In the case of "shift-right" testing, it moves towards production. Load Tests, reliability checks, user experience tests, and performance checks are executed during pre-production or production. A characteristic of all those tests is that the expected outcome is often unknown. Actual customer requests can drive your test cases, and you investigate how the new application behaves or simulates a massive production like the volume on your system under test. Focus your analysis on the undefined and unexpected, such as memory leaks, deadlocks, concurrency problems, exceptions, and misbalanced communication patterns.


A few things to consider


# Be creative: I can only give you a recipe that works for some of your applications. Shifting right requires an open mindset, a passion for data analysis, and creativity. Your success in this stage depends on how long it takes to identify hotspots and find solutions. Experience and the right tools can be a shortcut.


# Monitor all user requests: You won't have enough time for failure reproduction. Integrate APM and UEM solutions, which capture all user actions performed on your system under test, to avoid time-consuming error reproduction.# Reduce the risks: Don't release the new solution to your user community on day one. A technical go-live followed by a friend and family phase is often the preferred approach to balance the risk of reputational damage due to serious reliability issues.

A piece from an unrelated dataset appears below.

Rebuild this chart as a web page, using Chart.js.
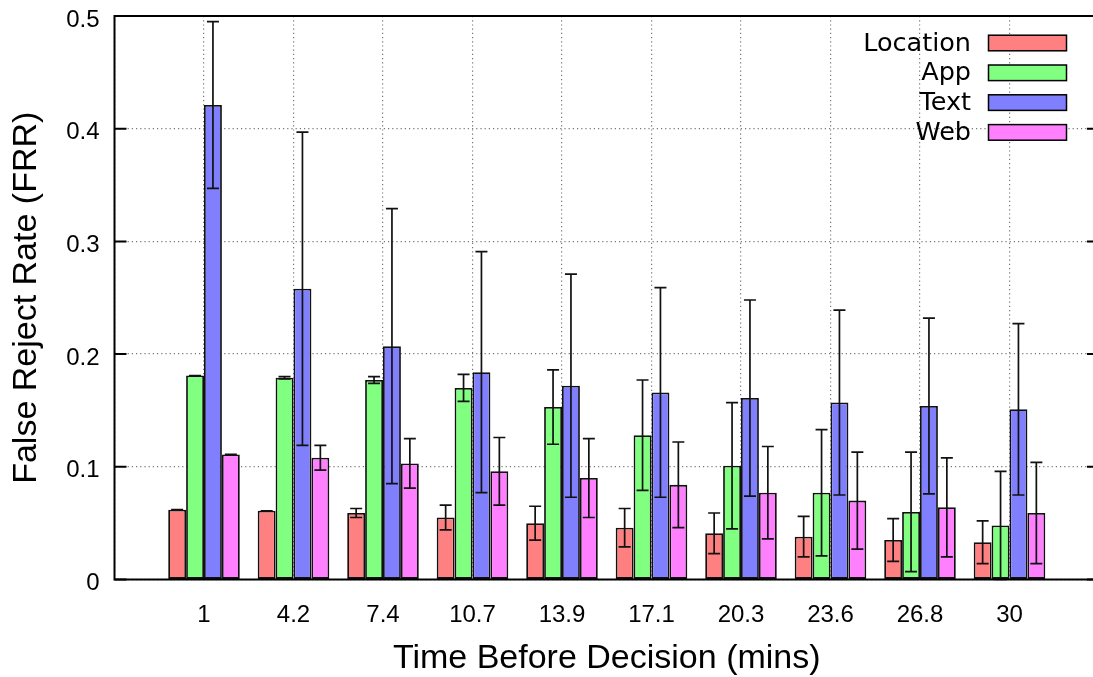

# Review and improve: You built beautiful apps and ensured high reliability. Once the user and data volumes grow, response times can remain the same, and customers will move away due to the wrong user experience. Make regular performance reviews on production a fundamental part of your operational procedures to identify such slowdowns and initiate corrective measures.

Testing the Expected on Unexpected (1)


New testing techniques


Learn from mistakes and improve your testing procedures daily. Below are some ideas for enhancing testing at the edge of DevOps. This approach goes beyond the traditional approach of testing for the expected, but it enriches classic testing.


# Real user requests

Time is limited in DevOps projects, and therefore, teams tend to deploy new versions early in production, even if not all functional test cases have been executed. Real users will use the new application differently with real data sets. Depending on the design of your new system, you can grant access to a limited user community and watch how those users work with your new application. Failures identified in this stage can give your developers valuable input and help them fix such problem spots before a broad user community gets affected. Furthermore, you should check if response times are within expectations and compare them with your non-functional requirements.


# Driving tests with production requests

Certain applications, such as message queue-based applications, often require heavy throughput. Adequate load tests are time-consuming, so creative minds store messages in production and replay them in their testing stages. The same testing with production requests can be achieved by duplicating user requests by using proxies.


# Vulnerability Scans

Quality is an important selling factor. Certain areas, such as dead code, complexity, or vulnerabilities, require static analysis. Extend your testing suite to vulnerability scans and static secure code analysis according to security standards such as OWASP's top 10.


Creative minds and forward-thinking leaders regularly release new testing utilities and practices. Schedule a slot in your weekly agenda for research and continuous optimization.


Keep doing the good things. Happy Testing!